Defendant called Darin Williams, a Lieutenant employed by DOCCS for the past 32 years. Lieutenant Williams testified that he is familiar with the soap shop and the criteria used to screen inmates working there. The soap shop has one tool room and access is restricted to a civilian and an officer who are the only individuals with a key. Lieutenant Williams identified the weapon depicted in Exhibit C and testified that it was formed from a piece of a hanger used to hold duct work to the ceilings. He stated that he has seen these threaded rods used as weapons before. Inmates sharpen them on the cement so there is no need for them to use or sign out a grinder, which is classified as a Class A hazardous tool. In fact, Lieutenant Williams testified that inmates have no access to any tools which might be used to sharpen a weapon. Contrary to claimant's testimony, Lieutenant Williams testified that while inmates do not go through a metal detector upon entering the soap shop, they are required to go through one upon exiting. The witness also testified that screws, bolts and other tools are all secured in the maintenance area, which is secured and not accessible to inmates.
With respect to Griffin's suitability for work in the soap shop, Lieutenant Williams testified that DOCCS prohibits employment of inmates in the soap shop if they have any weapons charges within the last year. Reviewing Inmate Griffin's disciplinary record (Exhibit B), Lieutenant Williams testified that Inmate Griffin's last disciplinary charge before the incident was in 2010. However, Lieutenant Williams did not know the date Inmate Griffin started work in the soap shop.
It is well settled that "[h]aving assumed physical custody of inmates, who cannot protect and defend themselves in the same way as those at liberty can, the State owes a duty of care to safeguard inmates, even from attacks by fellow inmates" (Sanchez v State of New York (99 NY2d 247, 252 ; see also Flaherty v State of New York, 296 NY 342 ). This duty does not require "unremitting surveillance in all circumstances," nor does it cast the State in the role of an insurer of inmate safety (Sanchez, 99 NY2d at 256). Rather, "defendant's duty is limited to providing reasonable care to protect inmates from risks of harm that are reasonably foreseeable, i.e., those that defendant knew or should have known" (Vasquez v State of New York, 68 AD3d 1275, 1276 ; see also Dickson v Putnam, 171 AD3d 1131 [2d Dept 2019]; Wassmann v County of Ulster, 144 AD3d 1470 [3d Dept 2016]; Anderson v State of New York, 125 AD3d 1273 [4th Dept 2015]; Di Donato v State of New York, 25 AD3d 944 [3d Dept 2006]). "The mere occurrence of an inmate assault, without credible evidence that the assault was reasonably foreseeable, cannot establish the negligence of the State" (Sanchez, 99 NY2d at 256; Williams v State of New York, 125 AD3d 1472, 1472 [4th Dept 2015], lv denied 25 NY3d 907 ; Melvin v State of New York, 101 AD3d 1654 [4th Dept 2012]).

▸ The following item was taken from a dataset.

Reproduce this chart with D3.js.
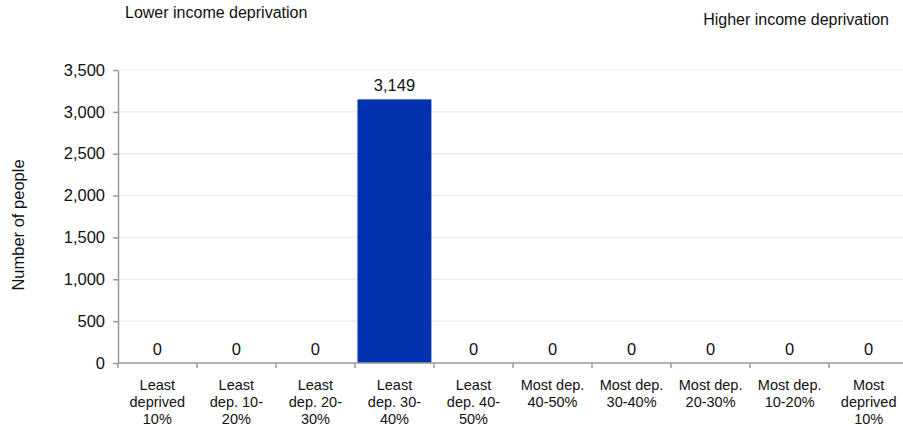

Here, claimant failed to establish, by a preponderance of the credible evidence, that the assault upon him by inmate Griffin was reasonably foreseeable. Contrary to claimant's contention, it cannot be concluded that inmate Griffin obtained the rod from dismantled equipment stored in the soap shop or that he was permitted access to any equipment capable of sharpening the rod. Lieutenant Williams testified, credibly, that inmates exiting the soap shop are required to pass through a metal detector. Claimant's theory - that the metal rod was obtained from the soap shop - therefore seems unlikely. Nor does it appear likely that the Class A hazardous equipment in the soap shop was used to sharpen the rod. Lieutenant Williams testified in this regard that such tools are secured and accessible by only a member of the correction staff or the civilian supervisor on duty. Rather, Lieutenant Williams indicated that such rods are used to secure ceiling fixtures throughout the prison and that inmates remove them for use as a weapon, sharpening the rods on a cement surface. Claimant's contrary theory that the rod was removed from the soap shop tool room or that the tools there were used to sharpen the rod is based on sheer speculation and insufficient to demonstrate defendant's negligence.
Based on the foregoing, the claim is dismissed.
Let judgment be entered accordingly.
October 2, 2019
Saratoga Springs, New York
FRANCIS T. COLLINS
Judge of the Court of Claims
1. Quotes are taken from the audio recording of the trial testimony.